Event names containing operators (like the hyphen in L1-dcache-misses) must be wrapped in single quotes: 'L1-dcache-misses'. This prevents the parser from interpreting the hyphen as subtraction.

Class-Based Metrics¶

When your metric needs complex logic, validation, or stateful computation, implement it as a class.
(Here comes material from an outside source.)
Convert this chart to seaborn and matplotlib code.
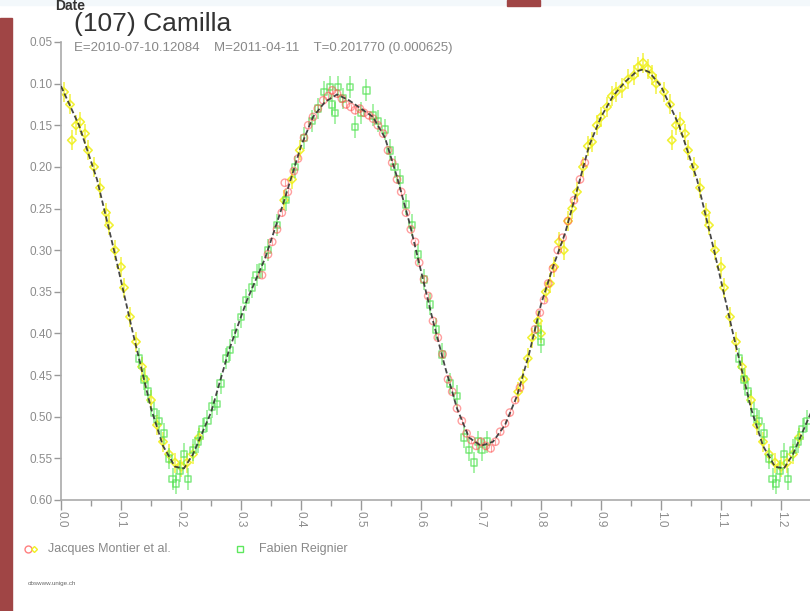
import numpy as np
import pandas as pd
import matplotlib
matplotlib.use("Agg")
import matplotlib.pyplot as plt
import seaborn as sns
from matplotlib.patches import Rectangle
from matplotlib.lines import Line2D

# ---- data (phase, reduced magnitude) ----
title = "(107) Camilla"
subtitle = "E=2010-07-10.12084    M=2011-04-11    T=0.201770 (0.000625)"
observers = ["Jacques Montier et al.", "Fabien Reignier"]

fit_phase = [0.00, 0.03, 0.06, 0.09, 0.12, 0.15, 0.17, 0.19, 0.205, 0.22, 0.25, 0.28, 0.31,
             0.34, 0.37, 0.40, 0.42, 0.44, 0.46, 0.48, 0.50, 0.52, 0.54, 0.56, 0.58, 0.60,
             0.62, 0.64, 0.66, 0.68, 0.70, 0.72, 0.74, 0.76, 0.78, 0.80, 0.82, 0.84, 0.86,
             0.88, 0.90, 0.92, 0.94, 0.96, 0.97, 0.98]
fit_mag = [0.103, 0.150, 0.215, 0.305, 0.400, 0.490, 0.535, 0.560, 0.562, 0.545, 0.495, 0.420,
           0.360, 0.310, 0.245, 0.175, 0.140, 0.122, 0.113, 0.120, 0.130, 0.140, 0.165, 0.212,
           0.265, 0.325, 0.385, 0.440, 0.490, 0.525, 0.535, 0.530, 0.510, 0.475, 0.425, 0.365,
           0.320, 0.280, 0.228, 0.175, 0.140, 0.115, 0.098, 0.085, 0.083, 0.086]

yellow_phase = [0.005, 0.015, 0.018, 0.025, 0.032, 0.040, 0.045, 0.055, 0.065, 0.075, 0.080,
                0.090, 0.100, 0.105, 0.115, 0.125, 0.135, 0.140, 0.150, 0.160, 0.170, 0.180,
                0.190, 0.200, 0.210, 0.220, 0.230, 0.372, 0.385, 0.398, 0.762, 0.770, 0.778,
                0.785, 0.795, 0.800, 0.808, 0.815, 0.822, 0.830, 0.838, 0.845, 0.852, 0.860,
                0.870, 0.878, 0.885, 0.893, 0.900, 0.910, 0.918, 0.925, 0.935, 0.945, 0.955,
                0.962, 0.970, 0.978, 0.985, 0.992]
yellow_mag = [0.110, 0.125, 0.168, 0.150, 0.146, 0.160, 0.180, 0.200, 0.225, 0.255, 0.270,
              0.300, 0.320, 0.345, 0.380, 0.410, 0.440, 0.455, 0.480, 0.510, 0.530, 0.545,
              0.555, 0.560, 0.555, 0.545, 0.525, 0.240, 0.215, 0.180, 0.470, 0.455, 0.430,
              0.405, 0.385, 0.400, 0.350, 0.340, 0.320, 0.290, 0.300, 0.265, 0.250, 0.230,
              0.200, 0.175, 0.170, 0.150, 0.140, 0.128, 0.115, 0.110, 0.105, 0.095, 0.090,
              0.080, 0.075, 0.082, 0.090, 0.100]

red_phase = [0.335, 0.345, 0.352, 0.360, 0.368, 0.373, 0.378, 0.388, 0.395, 0.405, 0.412,
             0.420, 0.428, 0.437, 0.445, 0.452, 0.460, 0.468, 0.475, 0.483, 0.490, 0.498,
             0.505, 0.513, 0.520, 0.528, 0.537, 0.545, 0.552, 0.560, 0.567, 0.575, 0.583,
             0.590, 0.597, 0.605, 0.612, 0.620, 0.628, 0.636, 0.645, 0.652, 0.660, 0.668,
             0.676, 0.684, 0.692, 0.700, 0.708, 0.716, 0.724, 0.732, 0.740, 0.748, 0.757,
             0.765, 0.790, 0.798, 0.805, 0.812, 0.820, 0.828, 0.836, 0.845, 0.855, 0.865,
             0.873]
red_mag = [0.330, 0.305, 0.290, 0.275, 0.255, 0.219, 0.230, 0.205, 0.190, 0.165, 0.150,
           0.140, 0.130, 0.120, 0.115, 0.108, 0.112, 0.118, 0.125, 0.128, 0.132, 0.130,
           0.135, 0.138, 0.142, 0.150, 0.160, 0.180, 0.195, 0.215, 0.230, 0.255, 0.275,
           0.290, 0.315, 0.335, 0.355, 0.385, 0.405, 0.425, 0.455, 0.470, 0.490, 0.505,
           0.520, 0.528, 0.535, 0.530, 0.535, 0.538, 0.530, 0.518, 0.508, 0.495, 0.480,
           0.465, 0.395, 0.375, 0.360, 0.340, 0.322, 0.300, 0.285, 0.265, 0.240, 0.215,
           0.195]

green_phase = [0.130, 0.138, 0.145, 0.155, 0.163, 0.172, 0.180, 0.186, 0.192, 0.198, 0.205,
               0.212, 0.220, 0.228, 0.236, 0.244, 0.252, 0.260, 0.266, 0.275, 0.282, 0.290,
               0.300, 0.308, 0.318, 0.326, 0.335, 0.345, 0.360, 0.375, 0.390, 0.405, 0.418,
               0.428, 0.438, 0.448, 0.452, 0.457, 0.462, 0.470, 0.482, 0.490, 0.500, 0.509,
               0.520, 0.528, 0.540, 0.548, 0.556, 0.565, 0.575, 0.585, 0.595, 0.605, 0.615,
               0.625, 0.635, 0.648, 0.660, 0.672, 0.680, 0.688, 0.695, 0.702, 0.710, 0.795,
               0.800]
green_mag = [0.430, 0.455, 0.470, 0.495, 0.505, 0.520, 0.550, 0.575, 0.580, 0.565, 0.545,
             0.575, 0.540, 0.530, 0.515, 0.505, 0.488, 0.485, 0.460, 0.430, 0.420, 0.400,
             0.380, 0.360, 0.345, 0.330, 0.320, 0.300, 0.270, 0.240, 0.200, 0.165, 0.145,
             0.130, 0.110, 0.104, 0.125, 0.135, 0.104, 0.118, 0.104, 0.152, 0.135, 0.108,
             0.138, 0.145, 0.155, 0.180, 0.200, 0.215, 0.245, 0.270, 0.305, 0.335, 0.365,
             0.395, 0.425, 0.460, 0.475, 0.525, 0.540, 0.555, 0.530, 0.540, 0.530, 0.395,
             0.410]

yellow_err = 0.012
green_err = 0.013
red_err = 0.004


def wrap(phase, mag, upto=1.25):
    # the light curve is shown over 1.25 cycles: repeat the start after phase 1
    ph = np.asarray(phase)
    mg = np.asarray(mag)
    keep = ph + 1 <= upto
    return pd.DataFrame({"phase": np.r_[ph, ph[keep] + 1], "mag": np.r_[mg, mg[keep]]})


fit = wrap(fit_phase + [1.0], fit_mag + [fit_mag[0]], upto=1.27)
fit = fit.drop_duplicates("phase")
yel = wrap(yellow_phase, yellow_mag)
red = wrap(red_phase, red_mag)
grn = wrap(green_phase, green_mag)

# ---- figure ----
sns.set_theme(style="white")
plt.rcParams["font.family"] = ["Liberation Sans", "DejaVu Sans"]

fig = plt.figure(figsize=(8.10, 6.11), dpi=100)
W, H = 810, 611
ax = fig.add_axes([61 / W, 1 - 500 / H, 1 - 61 / W, (500 - 42) / H])

ax.errorbar(yel["phase"], yel["mag"], yerr=yellow_err, fmt="none", ecolor="#f2f230",
            elinewidth=1.2, alpha=0.85, zorder=2)
sns.scatterplot(data=yel, x="phase", y="mag", ax=ax, marker="D", s=18,
                fc="none", ec="#f0f020", linewidth=1.2, alpha=0.9, zorder=2, legend=False)

ax.errorbar(grn["phase"], grn["mag"], yerr=green_err, fmt="none", ecolor="#5ee85e",
            elinewidth=1.1, alpha=0.7, zorder=3)
sns.scatterplot(data=grn, x="phase", y="mag", ax=ax, marker="s", s=22,
                fc="none", ec="#4fe04f", linewidth=1.1, alpha=0.7, zorder=3, legend=False)

ax.errorbar(red["phase"], red["mag"], yerr=red_err, fmt="none", ecolor="#ff6060",
            elinewidth=0.8, alpha=0.55, zorder=4)
sns.scatterplot(data=red, x="phase", y="mag", ax=ax, marker="o", s=28,
                fc="none", ec="#ff5050", linewidth=1.0, alpha=0.55, zorder=4, legend=False)

sns.lineplot(data=fit, x="phase", y="mag", ax=ax, color="#333333", linewidth=1.3,
             linestyle=(0, (3, 1.5)), alpha=0.9, zorder=5, sort=True)

ax.set_xlim(0, (W - 61) / 600)
ax.set_ylim(0.60, 0.05)
ax.set_xlabel("")
ax.set_ylabel("")

xt = np.round(np.arange(0, 1.21, 0.1), 1)
ax.set_xticks(xt)
ax.set_xticklabels([f"{v:.1f}" for v in xt], rotation=270, fontsize=8.5, color="#8c8c8c")
ax.set_xticks(np.arange(0.05, 1.25, 0.1), minor=True)
yt = np.round(np.arange(0.05, 0.601, 0.05), 2)
ax.set_yticks(yt)
ax.set_yticklabels([f"{v:.2f}" for v in yt], fontsize=8.5, color="#8c8c8c")

ax.tick_params(axis="x", which="major", direction="out", length=7, width=1, color="#999999",
               pad=1, bottom=True)
ax.tick_params(axis="x", which="minor", direction="out", length=4, width=1, color="#999999",
               bottom=True)
ax.tick_params(axis="y", which="major", direction="out", length=5, width=1, color="#999999",
               pad=1, left=True)
for s in ["top", "right"]:
    ax.spines[s].set_visible(False)
for s in ["left", "bottom"]:
    ax.spines[s].set_color("#aaaaaa")
    ax.spines[s].set_linewidth(1.2)
ax.patch.set_alpha(0)

# ---- page decorations (screenshot surroundings) and titles ----
deco = fig.add_axes([0, 0, 1, 1], zorder=-1)
deco.set_xlim(0, W)
deco.set_ylim(H, 0)
deco.axis("off")
deco.add_patch(Rectangle((0, 18), 12, H - 18, color="#a04545"))
deco.add_patch(Rectangle((0, 0), W, 5, color="#f3f8fb"))
deco.add_patch(Rectangle((507, 0), 33, 6, color="#a04545"))
deco.text(55, 6, "Date", fontsize=10, color="#333333", va="center", fontweight="bold")

fig.text(74 / W, 1 - 31 / H, title, fontsize=19, color="#333333", va="baseline")
fig.text(74 / W, 1 - 48 / H, subtitle, fontsize=9.5, color="#888888", va="center")

leg = fig.add_axes([0, 0, 1, 1], zorder=6)
leg.set_xlim(0, W)
leg.set_ylim(H, 0)
leg.axis("off")
leg.add_line(Line2D([28], [549], marker="o", ms=5, mfc="none", mec="#ff6060", mew=1, alpha=0.8))
leg.add_line(Line2D([34], [549], marker="D", ms=3, mfc="none", mec="#f0f020", mew=1))
leg.add_line(Line2D([240], [549], marker="s", ms=4.5, mfc="none", mec="#5ee85e", mew=1))
leg.text(48, 549, observers[0], fontsize=9, color="#888888", va="center")
leg.text(259, 549, observers[1], fontsize=9, color="#888888", va="center")
leg.text(28, 583, "obswww.unige.ch", fontsize=4.5, color="#666666", va="center")

fig.savefig("out.png", dpi=100, facecolor="white")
This approach gives you full control over the calculation:

#include <perfcpp/metric/metric.hpp>

class StallsPerCacheMiss final : public perf::Metric
{
public:
    /// Define the metric's identifier
    [[nodiscard]] std::string name() const override 
    {
        return "stalls-per-cache-miss"; 
    }

    /// Declare which events this metric needs
    [[nodiscard]] std::vector<std::string> required_counter_names() const override
    { 
        return {"stalls", "cache-misses"}; 
    }

    /// Perform the calculation after measurement completes
    [[nodiscard]] std::optional<double> calculate(const CounterResult& result) const override
    {
        const auto stalls = result.get("stalls");
        const auto cache_misses = result.get("cache-misses");

        /// Handle missing data gracefully
        if (stalls.has_value() && cache_misses.has_value())
        {
            /// Avoid division by zero
            if (cache_misses.value() > 0)
            {
                return stalls.value() / cache_misses.value();
            }
        }

        return std::nullopt;  // Return empty if calculation isn't possible
    }
};

Register your custom metric class with the counter definition:

auto counter_definition = perf::CounterDefinition{};

/// Register using the metric's built-in name
counter_definition.add(std::make_unique<StallsPerCacheMiss>());

/// Or register with a custom name
counter_definition.add("SPCM", std::make_unique<StallsPerCacheMiss>());

/// Use it like any other metric
auto event_counter = perf::EventCounter{ counter_definition };
event_counter.add("stalls-per-cache-miss");  /// Or "SPCM" if using custom name

Use class-based metrics when the calculation requires complex logic, validation, or architecture-specific behavior.